コンパレータに抵抗を外付けして、ヒステリシス特性を持たせる回路があります。この回路で、なぜヒステリシス特性がつくのか、基本的な考え方について、やっていきます。
ヒステリシス特性をもつコンパレータ回路
コンパレータにヒステリシス特性を持たせる"基本回路"はこのようになります。
なぜこれでヒステリシス特性を持つことになるのか?ということについて、解説していきます。
なお、話を単純にするため、コンパレータは「プッシュプル出力タイプ」として考えていきます。
(プッシュプル出力タイプについてはこちら:コンパレータとは? ざっくりと解説)ヒステリシス特性がつく理由
結論から言うと、
コンパレータの出力状態によって、(+)端子にかかる電圧が切替わるから、
というのが理由です。コンパレータの出力("H"or"L")によって回路を切り替えるようなイメージです。
コンパレータ出力が「L」のとき
まず、コンパレータの出力が「L」のときを考えてみます。
抵抗R1とR2に注目して、その部分だけを抜き出すと、こんな回路になります。(コンパレータのVoutが「L」=0[V]=GND)

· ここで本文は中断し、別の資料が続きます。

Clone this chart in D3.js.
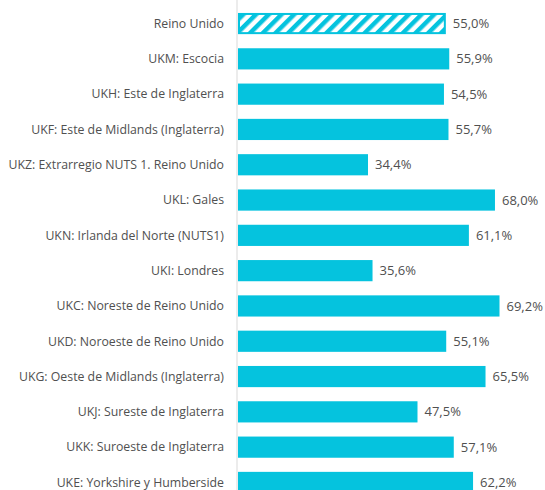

VrefをR1とR2で分圧した電圧が、コンパレータの(+)端子に入力されます。
コンパレータは、(+)端子と(-)端子の電圧を比較して、動作が決まります。そのため、この"コンパレータ回路"の出力が切り替わる「しきい値」は、(+)端子電圧となります。
回路の入力した基準電圧:Vrefに対して、コンパレータの(+)端子電圧は低くなる(分圧されているので)ため、しきい値はVrefよりも低くなります。
コンパレータ出力が「H」のとき
つづいて、コンパレータの出力が「H」のときを考えてみます。
抵抗R1とR2に注目して、その部分だけを抜き出します。(コンパレータのVoutが「H」=コンパレータの電源電圧)
電源電圧Vddと基準電圧Vrefの差分電圧がR1とR2にかかります。その分圧電圧(にVrefを加えたもの)がコンパレータの(+)端子に入力されます。
そのため、Vrefに対して、コンパレータの(+)端子電圧は高くなるので、しきい値はVrefよりも高くなります。
コンパレータ出力としきい値の関係
コンパレータの出力状態としきい値の関係をまとめると、このようになります。
ヒステリシス特性をもたせたコンパレータ回路の動作はこんな感じです。
余談:(-)端子側に抵抗分圧をもってくると...
さきほどまでの、コンパレータの出力によって回路を切り替えるという考え方に基づいて、抵抗分圧を(-)端子側にもってくることを考えてみます。
これでも良さげ?と思いがちですが、うまく動作しません。
なぜうまく動作しないのか、というと、「しきい値を超えようとすると、しきい値がついてくる」ようなイメージの動作になってしまうからです。
ちなみに、(+)端子側に抵抗分圧をもつ「ヒステリシス特性付きコンパレータ回路」の場合は、「しきい値をまたぐと、逆方向にしきい値が動く」ような動作になっています。(正帰還)
この回路の形をよく見ると、「オペアンプの反転増幅回路」と同じ形になっていることからも、"コンパレータとして"うまく動作しないことがイメージできるかな、と思います。